Global banking giants are reportedly increasing their involvement in the emerging crypto and blockchain firms by way of early and late-stage funding for projects and businesses in the industry.

According to research by Blockdata, a blockchain market intelligence outfit, 55 out of the top-100 banks by assets under management (AUM) have some form of exposure to the novel tech. This involvement reportedly cuts across direct and indirect investments in crypto and decentralized ledger technology firms by the bans themselves or via their subsidiaries.

Blockdata’s research places Barclays, Citigroup and Goldman Sachs among the most active backers of crypto and blockchain firms with JPMorgan and BNP Paribas also identified as serial investors in the emerging space.

These investments are part of a larger trend of significant backing for blockchain startups with funding figures already double the amount recorded in 2020, according to a KPMG report.

The research also shows crypto custody as a major focus point for banks delving into the crypto space.

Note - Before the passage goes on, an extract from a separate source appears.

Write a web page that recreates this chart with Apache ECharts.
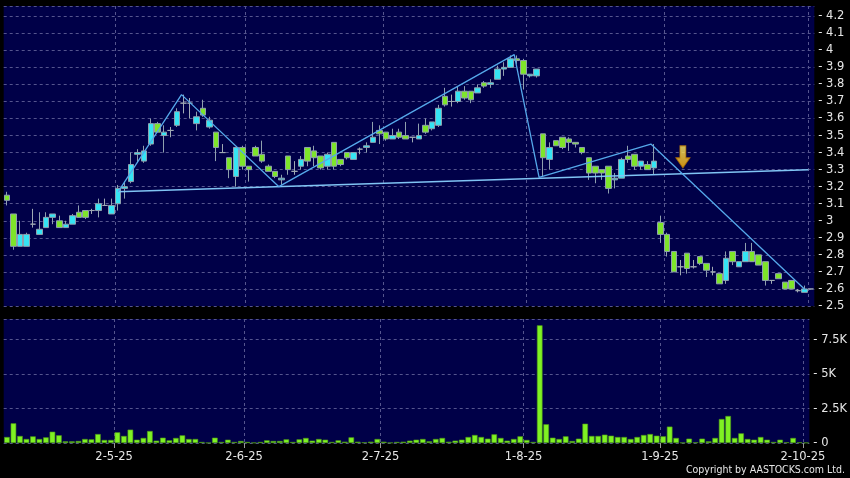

Indeed, almost a quarter of the top-100 banks by AUM are either developing crypto custody solutions or are backing startups that offer custodial services for digital assets.

Indeed, as previously reported by Cointelegraph, several banks in the United States, Asia and Europe are building crypto custody platforms as part of their preliminary foray into cryptocurrencies.

Related: Cryptocurrency custody gives commercial banks a foothold in the market

Blockdata attributed the growing crypto and blockchain involvement among banks to three main factors — skyrocketing profits of cryptocurrency startups, regulatory advancements and the increasing demand among bank customers for exposure to digital assets.

Back in May, NYDIG president Yan Zhao stated that the massive revenues of crypto trading giants like Coinbase was making banks re-examine their initial reticence towards cryptocurrency involvement.

This massive revenue potential is despite the significantly smaller teams working for these major crypto companies.

At $58.09 billion as of the time of writing, Coinbase sits on a valuation almost half that of Goldman Sachs, the 13th largest bank in the world despite employing only about 4% of the latter’s workforce.